Q: How do you process emotions?

Having a mindfulness practice helps witness thoughts without identifying with them. Then I consciously make space to fully feel emotions, take care of myself afterwards, then play or laugh to complete the healing cycle before circling back. The cycle of emotions is so beautiful. Firstly, having conscious awareness of them and recognizing that they are not me, but speaking to me, and desiring my attention and love is key. In IFS (a psychotherapy technique I practice) I see them as ‘parts’ or expressions of my parts that need my love and attention. Second, I allow space and time for them to move through me without judgment or distraction, most emotions can be felt and move through the body within 90 seconds.

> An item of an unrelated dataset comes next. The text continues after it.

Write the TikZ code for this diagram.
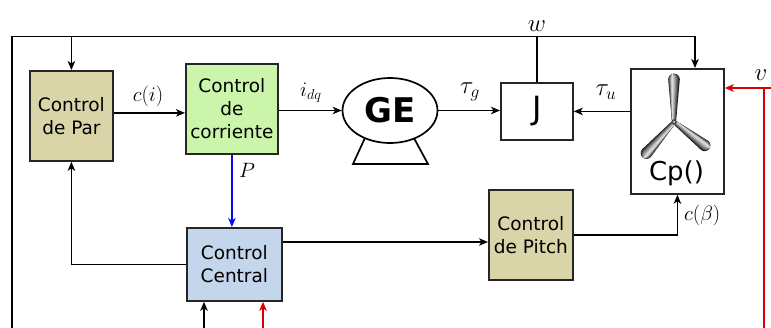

Allowing them to be without trying to solve or make meaning of them is key. Just let it flow, don’t fear the experience and know you can handle it. Watch yourself so that you don’t move to distraction immediately (which we usually do to avoid feeling).

After you have felt the feeling, fully, and completely. Allow yourself to repair, recover and rest. I like to sleep, take baths, listen to music, walk, go out in nature, eat, and just to be with myself in the new state I find myself in, free of that emotion or feeling that no longer lives in my field. The process of mothering ourselves then involves supporting yourself through this cycle or: seeing, acknowledging, allowing, experiencing, releasing and resting. Our emotions are so beautiful when we allow them and so much less scary when we can build up the confidence and capacity to not be so afraid of what they bring.